* **TASK PROMPT**:
Gather up the lines that contain "matplotlib".

* **SOURCE EXCERPT**:

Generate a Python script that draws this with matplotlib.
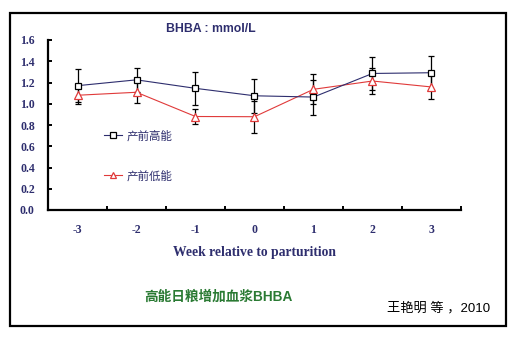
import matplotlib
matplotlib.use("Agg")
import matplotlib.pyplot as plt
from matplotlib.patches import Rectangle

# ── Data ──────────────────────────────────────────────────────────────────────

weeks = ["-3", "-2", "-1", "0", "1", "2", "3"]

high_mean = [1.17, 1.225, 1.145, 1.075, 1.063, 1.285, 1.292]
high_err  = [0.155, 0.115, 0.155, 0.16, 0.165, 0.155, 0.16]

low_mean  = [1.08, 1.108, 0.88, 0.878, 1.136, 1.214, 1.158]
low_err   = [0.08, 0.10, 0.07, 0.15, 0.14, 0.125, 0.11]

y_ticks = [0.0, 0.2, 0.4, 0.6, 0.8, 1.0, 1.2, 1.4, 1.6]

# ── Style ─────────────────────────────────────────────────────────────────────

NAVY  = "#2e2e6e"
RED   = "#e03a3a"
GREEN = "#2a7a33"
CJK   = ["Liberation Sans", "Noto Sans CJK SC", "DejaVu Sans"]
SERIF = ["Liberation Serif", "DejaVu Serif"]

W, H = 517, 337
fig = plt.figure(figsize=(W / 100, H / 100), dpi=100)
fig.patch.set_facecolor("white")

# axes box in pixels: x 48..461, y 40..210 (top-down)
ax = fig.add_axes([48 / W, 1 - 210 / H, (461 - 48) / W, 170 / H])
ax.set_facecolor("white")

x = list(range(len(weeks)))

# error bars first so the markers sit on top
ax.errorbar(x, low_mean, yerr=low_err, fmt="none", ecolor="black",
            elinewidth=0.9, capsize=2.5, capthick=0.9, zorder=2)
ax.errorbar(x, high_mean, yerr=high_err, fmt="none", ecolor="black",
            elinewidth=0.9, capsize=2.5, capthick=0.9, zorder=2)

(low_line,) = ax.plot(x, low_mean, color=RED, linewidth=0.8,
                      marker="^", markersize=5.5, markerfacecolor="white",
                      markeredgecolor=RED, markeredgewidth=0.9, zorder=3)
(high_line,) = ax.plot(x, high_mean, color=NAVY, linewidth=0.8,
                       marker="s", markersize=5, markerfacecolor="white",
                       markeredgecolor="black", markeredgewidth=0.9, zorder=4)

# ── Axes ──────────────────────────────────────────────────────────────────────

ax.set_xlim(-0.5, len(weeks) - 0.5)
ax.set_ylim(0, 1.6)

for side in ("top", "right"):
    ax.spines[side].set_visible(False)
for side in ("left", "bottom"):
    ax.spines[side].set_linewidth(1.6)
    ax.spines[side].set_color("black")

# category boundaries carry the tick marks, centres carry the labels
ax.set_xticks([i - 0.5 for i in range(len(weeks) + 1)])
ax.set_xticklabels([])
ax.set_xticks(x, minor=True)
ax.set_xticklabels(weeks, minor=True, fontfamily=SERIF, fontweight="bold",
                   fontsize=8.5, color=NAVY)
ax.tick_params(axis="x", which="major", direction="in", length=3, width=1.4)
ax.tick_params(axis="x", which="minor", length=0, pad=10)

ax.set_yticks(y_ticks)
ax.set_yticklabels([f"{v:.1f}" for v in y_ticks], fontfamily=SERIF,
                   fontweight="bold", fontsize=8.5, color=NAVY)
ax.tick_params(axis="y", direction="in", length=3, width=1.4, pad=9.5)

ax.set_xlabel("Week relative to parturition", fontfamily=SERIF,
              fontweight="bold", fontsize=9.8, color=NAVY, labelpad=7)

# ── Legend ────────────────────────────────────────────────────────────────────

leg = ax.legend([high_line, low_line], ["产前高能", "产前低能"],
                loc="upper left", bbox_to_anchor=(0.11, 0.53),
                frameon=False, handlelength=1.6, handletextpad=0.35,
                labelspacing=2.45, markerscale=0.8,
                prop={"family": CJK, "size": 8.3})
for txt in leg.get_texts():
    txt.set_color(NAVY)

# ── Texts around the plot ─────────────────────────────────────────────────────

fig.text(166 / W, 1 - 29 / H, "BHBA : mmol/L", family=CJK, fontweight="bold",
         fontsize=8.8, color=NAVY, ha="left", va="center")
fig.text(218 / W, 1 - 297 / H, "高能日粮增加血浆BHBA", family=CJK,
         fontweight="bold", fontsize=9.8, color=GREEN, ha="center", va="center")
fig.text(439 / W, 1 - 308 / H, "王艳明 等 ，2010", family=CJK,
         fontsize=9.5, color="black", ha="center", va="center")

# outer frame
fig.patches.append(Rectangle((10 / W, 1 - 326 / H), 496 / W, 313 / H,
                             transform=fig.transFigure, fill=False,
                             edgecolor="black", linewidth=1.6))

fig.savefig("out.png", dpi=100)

* **EXERCISE RESPONSE**:
Generate a Python script that draws this with matplotlib.
import matplotlib
matplotlib.use("Agg")
import matplotlib.pyplot as plt
from matplotlib.patches import Rectangle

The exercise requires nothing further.